CINTA (Cerdas, Integritas, Niat Ikhlas, Tuntas dan Antusias).
Pertama;
Cerdas. Memiliki ilmu pengetahuan dan cakap (skillfuull) adalah kata lain
cerdas, disamping berarti ‘encer otak’. Itulah mengapa belajar adalah proses
yang harus kita jalani seumur hidup. Ketika menghadapi hal-hal baru, orang yang
cerdas pasti mempelajarinya. Ia tak segan bertanya pada pendahulu yang pernah
mengalami hal yang sama. Atasan, bawahan, guru, murid, orang dewasa, anak
kecil, orang kaya, yang miskin, laki-laki, perempuan, semua adalah sumber
berharga untuk belajar. Ketika ada orang berhasil, ia belajar dengan apa yang
membuatnya berhasil. Ketika orang gagal, ia mencari faktor penyebab
kegagalannya, agar dimasa depan langkah lebih terarah. Orang yang cerdas,
senantiasa melakukan segalanya dengan terencana. Tidak terburu-buru, juga tidak
berlambat-lambat, penuh strategi demi aktivitas yang dicintainya. Begitulah
seharusnya dalam ibadah dan berdakwah khususnya.
Kedua;
Integritas. Ini berarti memiliki komitmen penuh, melakukan segalanya sepenuh
hati dan menyeluruh. Ia tidak memikirkan keuntungan pribadi, melainkan
kesejahteraan orang lain. Bila memimpin, ia tidak ‘menguasai’ tetapi ‘melayani’

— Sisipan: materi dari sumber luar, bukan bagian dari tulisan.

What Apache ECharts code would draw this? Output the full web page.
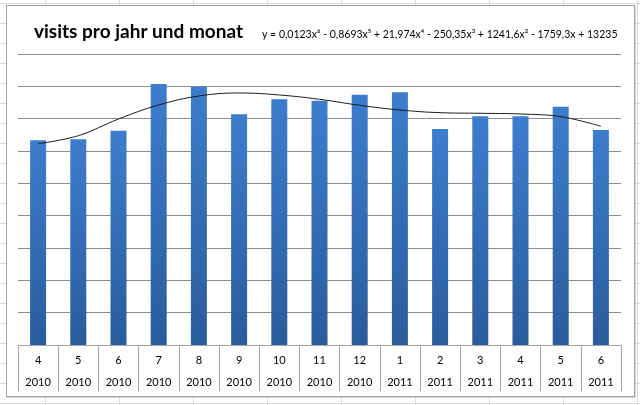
<!DOCTYPE html>
<html>
<head>
<meta charset="utf-8">
<script src="https://cdn.jsdelivr.net/npm/echarts@6/dist/echarts.min.js"></script>
<style>
html,body{margin:0;padding:0;width:640px;height:405px;overflow:hidden;background:#fff;}
body{
  background-image:
    repeating-linear-gradient(to right, transparent 0, transparent 45px, #d9dbde 45px, #d9dbde 46px, transparent 46px, transparent 74px),
    repeating-linear-gradient(to bottom, transparent 0, transparent 3px, #d9dbde 3px, #d9dbde 4px, transparent 4px, transparent 20px);
}
#box{position:absolute;left:6px;top:5px;width:627px;height:390px;background:#fff;border:1px solid #a3a3a3;box-shadow:1px 1px 1px rgba(0,0,0,0.15);}
#chart{position:absolute;left:0;top:0;width:640px;height:405px;}
</style>
</head>
<body>
<div id="box"></div>
<div id="chart"></div>
<script>
const months = ['4','5','6','7','8','9','10','11','12','1','2','3','4','5','6'];
const years = ['2010','2010','2010','2010','2010','2010','2010','2010','2010','2011','2011','2011','2011','2011','2011'];
const visits = [12663, 12725, 13257, 16146, 15979, 14271, 15199, 15113, 15484, 15632, 13362, 14147, 14147, 14742, 13300];
const trend = [12452, 12947, 13980, 14846, 15403, 15589, 15465, 15199, 14828, 14537, 14370, 14333, 14290, 14123, 13529];
const titleText = 'visits pro jahr und monat';
const equationText = 'y = 0,0123x\u2076 - 0,8693x\u2075 + 21,974x\u2074 - 250,35x\u00B3 + 1241,6x\u00B2 - 1759,3x + 13235';

const chart = echarts.init(document.getElementById('chart'), null, {renderer:'canvas'});
chart.setOption({
  backgroundColor: 'transparent',
  animation: false,
  title: [
    {text: titleText, left: 29, top: 17, textStyle: {fontFamily: 'Lato', fontWeight: 'bold', fontSize: 19, color: '#000'}},
    {text: equationText, left: 257, top: 24, textStyle: {fontFamily: 'Lato', fontWeight: 'normal', fontSize: 10.5, color: '#000'}}
  ],
  grid: {left: 18, right: 19, top: 54, bottom: 60, containLabel: false},
  xAxis: {
    type: 'category',
    data: months.map((m, i) => m + '\n' + years[i]),
    boundaryGap: true,
    axisLine: {show: true, lineStyle: {color: '#a6a6a6', width: 1}},
    axisTick: {show: true, alignWithLabel: false, length: 46, lineStyle: {color: '#a6a6a6'}},
    axisLabel: {interval: 0, margin: 4, lineHeight: 22, fontFamily: 'Lato', fontSize: 11, color: '#000'}
  },
  yAxis: {
    type: 'value', min: 0, max: 18000, interval: 2000,
    axisLabel: {show: false}, axisLine: {show: false}, axisTick: {show: false},
    splitLine: {show: true, lineStyle: {color: '#8c8c8c', width: 1}}
  },
  series: [
    {
      type: 'bar', data: visits, barWidth: 16,
      itemStyle: {color: new echarts.graphic.LinearGradient(0, 0, 0, 1, [
        {offset: 0, color: '#3d7dcd'}, {offset: 1, color: '#2a5c9c'}
      ])}
    },
    {
      type: 'line', data: trend, smooth: 0.4, symbol: 'none',
      lineStyle: {color: '#1a1a1a', width: 1}, z: 5
    }
  ]
});
</script>
</body>
</html>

. Ia tidak memikirkan jangka pendek, namun jangka panjang. Orang yang tak punya
integritas biasanya jika memimpin otoriter, banyak bicara sistem dan setrategi
tapi jauh kenyataan. Sedang yang punya integritas tidak suka janji-janji, tapi
lebih suka memberi bukti. Ia punya kredibelitas. Karenanya orang lain percaya.
Seperti yang dicontohkah Rasulullah saw.
Ketiga;
Niat ikhlas. Ikhlas dalam bekerja menumbuhkan ketenangan, ikhlas dalam
beribadah melahirkan kekhusyu’an. Dalam bekerja misalnya, tiba-tiba bos
memarahi kita tanpa alasan yang jelas. Mau balik marah,
habislah kita. Bila kita ikhlas, hati tenang, bukannya naik pitam,
tetapi cari penyelesaian yang terbaik. Ikhlas berarti tulus, tidak pamrih.
Kerja pontang panting, tapi kantong kering tak masalah, toh Allah telah
menjatah rejeki kita. Rasa ikhlas menumbuhkan optimisme
dalam beribadah maupun pekerjaan. Susah senang sebagai proses
pembelajaran.
Keempat;
Tuntas. Banyak orang tidak sampai mencapai kesuksesan gara-gara mudah bosan.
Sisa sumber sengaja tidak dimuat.